Diversification Into Non-Combustible Nicotine

Recognizing the long-term peril of cigarettes, Altria has made significant bets on alternatives. It owns a majority stake in Helix Innovations (oral nicotine pouches) and holds a stake in Juul Labs, the e-cigarette company that it acquired a 35% minority stake in for $12.8 billion in 2018. The Juul investment was a defining strategic move but has proven humbling: Juul faced intense regulatory and legal pressure around youth vaping, leading the FDA to move toward restricting flavored e-liquids and other products. Altria eventually wrote down most of the Juul investment, absorbing billions in losses by 2023.

Oral nicotine pouches—tiny packets of nicotine salt held between gum and lip, with no smoke or vapor—represent a newer, less scrutinized category. On! is Altria’s main brand. These products have less regulatory baggage than e-cigarettes and carry lower youth-addiction risk than vaping, but the market is still nascent and fragmented. Whether Altria can build a sustainable, profitable business around pouches or other non-combustibles while cigarette volumes crater remains the paramount strategic question.

Financial Profile and Capital Returns

Altria is a machine for generating cash and returning it to shareholders. The company has historically maintained a dividend yield well above market averages—often 8% or higher—and has raised its dividend annually for decades (Dividend Aristocrat status). Buybacks add to the shareholder return: as the company shrinks organically, repurchasing shares concentrates earnings on the remaining base.

This model works as long as price increases keep pace with volume declines. But it is not growth; it is harvest. Operating margins are extraordinarily high (often 50%+), but earnings are declining in absolute terms year after year as volume erodes. Return on equity is solid, but capital is gradually being consumed rather than reinvested in growth.
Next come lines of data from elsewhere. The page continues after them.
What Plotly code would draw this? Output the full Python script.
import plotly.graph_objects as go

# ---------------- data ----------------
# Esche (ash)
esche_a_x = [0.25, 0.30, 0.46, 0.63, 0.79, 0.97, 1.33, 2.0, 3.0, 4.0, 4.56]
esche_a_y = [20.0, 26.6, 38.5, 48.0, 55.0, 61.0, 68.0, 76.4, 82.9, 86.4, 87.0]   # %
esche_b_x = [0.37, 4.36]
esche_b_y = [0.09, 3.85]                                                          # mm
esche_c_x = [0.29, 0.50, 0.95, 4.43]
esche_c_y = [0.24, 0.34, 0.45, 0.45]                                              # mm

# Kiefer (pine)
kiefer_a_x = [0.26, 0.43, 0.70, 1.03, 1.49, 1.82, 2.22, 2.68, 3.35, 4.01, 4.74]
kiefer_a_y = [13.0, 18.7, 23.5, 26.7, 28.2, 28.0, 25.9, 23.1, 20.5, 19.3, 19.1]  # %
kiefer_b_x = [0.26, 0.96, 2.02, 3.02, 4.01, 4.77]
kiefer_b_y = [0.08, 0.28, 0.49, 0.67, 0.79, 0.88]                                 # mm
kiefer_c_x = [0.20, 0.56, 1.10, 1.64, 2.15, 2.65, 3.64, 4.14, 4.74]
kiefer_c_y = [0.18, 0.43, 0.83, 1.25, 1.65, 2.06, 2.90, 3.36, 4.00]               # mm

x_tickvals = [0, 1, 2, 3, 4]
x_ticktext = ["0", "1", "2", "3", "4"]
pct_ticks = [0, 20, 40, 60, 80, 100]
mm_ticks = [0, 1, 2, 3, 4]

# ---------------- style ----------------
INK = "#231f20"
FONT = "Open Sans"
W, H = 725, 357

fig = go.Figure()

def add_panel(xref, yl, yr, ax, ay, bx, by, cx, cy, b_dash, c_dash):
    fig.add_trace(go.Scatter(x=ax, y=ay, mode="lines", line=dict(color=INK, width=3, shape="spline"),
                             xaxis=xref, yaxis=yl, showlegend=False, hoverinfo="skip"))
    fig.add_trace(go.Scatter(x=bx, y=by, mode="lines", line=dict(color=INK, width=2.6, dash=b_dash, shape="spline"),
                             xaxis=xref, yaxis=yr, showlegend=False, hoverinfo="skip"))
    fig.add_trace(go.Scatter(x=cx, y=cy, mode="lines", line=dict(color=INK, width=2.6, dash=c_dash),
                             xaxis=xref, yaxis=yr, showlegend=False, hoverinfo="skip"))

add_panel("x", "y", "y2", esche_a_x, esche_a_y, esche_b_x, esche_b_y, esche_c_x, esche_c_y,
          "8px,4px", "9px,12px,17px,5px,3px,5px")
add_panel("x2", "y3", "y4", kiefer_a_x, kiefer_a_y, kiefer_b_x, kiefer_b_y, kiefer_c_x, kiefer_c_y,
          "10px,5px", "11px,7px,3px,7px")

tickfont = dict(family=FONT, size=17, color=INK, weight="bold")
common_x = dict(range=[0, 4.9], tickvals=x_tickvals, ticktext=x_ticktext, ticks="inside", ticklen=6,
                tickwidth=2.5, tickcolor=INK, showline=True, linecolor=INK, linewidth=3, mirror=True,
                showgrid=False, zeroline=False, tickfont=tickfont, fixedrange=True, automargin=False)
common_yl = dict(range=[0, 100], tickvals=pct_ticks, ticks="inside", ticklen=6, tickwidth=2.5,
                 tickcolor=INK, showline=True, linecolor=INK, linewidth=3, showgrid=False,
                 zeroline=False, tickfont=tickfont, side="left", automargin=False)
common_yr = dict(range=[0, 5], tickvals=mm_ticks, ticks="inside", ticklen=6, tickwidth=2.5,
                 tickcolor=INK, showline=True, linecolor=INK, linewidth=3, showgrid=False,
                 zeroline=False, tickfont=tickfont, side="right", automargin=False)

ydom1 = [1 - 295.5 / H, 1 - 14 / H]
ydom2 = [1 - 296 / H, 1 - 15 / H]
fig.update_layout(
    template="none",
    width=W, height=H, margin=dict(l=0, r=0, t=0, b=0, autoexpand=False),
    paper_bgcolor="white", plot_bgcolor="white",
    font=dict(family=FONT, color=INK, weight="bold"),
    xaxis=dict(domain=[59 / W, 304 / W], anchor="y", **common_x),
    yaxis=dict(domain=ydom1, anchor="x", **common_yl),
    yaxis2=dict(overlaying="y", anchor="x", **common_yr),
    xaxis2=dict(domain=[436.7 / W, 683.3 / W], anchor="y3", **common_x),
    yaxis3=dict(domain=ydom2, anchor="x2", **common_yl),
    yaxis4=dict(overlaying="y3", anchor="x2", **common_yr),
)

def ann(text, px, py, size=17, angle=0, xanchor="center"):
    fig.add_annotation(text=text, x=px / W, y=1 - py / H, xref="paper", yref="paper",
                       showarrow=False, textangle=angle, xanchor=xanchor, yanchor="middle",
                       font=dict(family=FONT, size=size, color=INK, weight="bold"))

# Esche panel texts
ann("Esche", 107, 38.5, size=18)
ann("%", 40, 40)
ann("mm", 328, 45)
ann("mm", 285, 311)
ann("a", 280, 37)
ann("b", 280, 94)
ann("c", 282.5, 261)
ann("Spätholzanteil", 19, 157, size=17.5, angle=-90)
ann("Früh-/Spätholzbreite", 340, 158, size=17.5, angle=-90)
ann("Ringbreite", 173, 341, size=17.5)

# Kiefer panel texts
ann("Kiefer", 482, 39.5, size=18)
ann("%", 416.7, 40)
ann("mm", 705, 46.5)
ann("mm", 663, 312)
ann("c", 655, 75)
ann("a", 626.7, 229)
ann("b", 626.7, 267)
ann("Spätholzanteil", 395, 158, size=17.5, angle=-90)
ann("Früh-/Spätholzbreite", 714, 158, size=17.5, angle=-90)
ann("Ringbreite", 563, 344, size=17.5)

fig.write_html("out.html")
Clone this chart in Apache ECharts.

The Investment Case and Risks

Altria attracts income-focused and value investors drawn to the fat dividend and fortress balance sheet. The stock often trades as a high-yield bond substitute, with real economic moat built on brand loyalty, pricing power, and regulatory capture. For decades, it was a “sleep well at night” holding.

Yet the risks are severe and accumulating. Cigarette volumes in the U.S. have fallen from around 620 billion units annually in 2000 to under 200 billion today. The consumer base is aging and shrinking. Smoking prevalence has fallen below 15% of the adult population. Any regulatory action—a menthol ban, ultra-low-nicotine mandates, even aggressive FDA approval of competing safer nicotine products—could force sudden repricing. The Juul setback demonstrated that diversification bets are no guarantee of success.
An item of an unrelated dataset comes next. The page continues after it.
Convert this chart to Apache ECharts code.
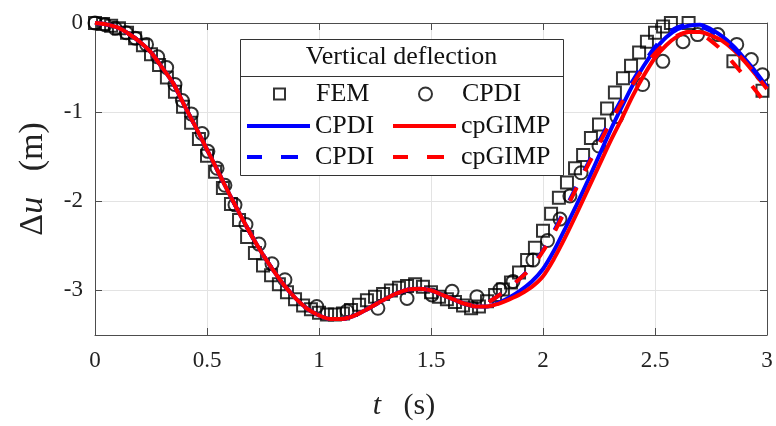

Altria is a company in a protected but structurally declining business, using today’s cash flows to reward shareholders rather than building tomorrow’s growth. This works for income investors with a long enough horizon and stomach for regulatory and market risk, but it is not a compounder and not a hedge against structural disruption.

How to Research It

The 10-K filed annually with the SEC details Altria’s revenue by segment (cigarettes, smokeless tobacco, and other), volume trends, and litigation exposures. Pay special attention to cigarette unit volume trends and average price per pack—these reveal whether pricing is keeping pace with volume loss. The company’s quarterly earnings calls surface management commentary on FDA developments, pricing momentum, and progress in non-combustible products. The SEC’s Edgar database hosts Altria’s filings under CIK 764180. For context, tracking FDA rule-making and legislative proposals around nicotine, menthol, and e-cigarettes is essential—a single regulatory shift can reshape the entire investment thesis overnight.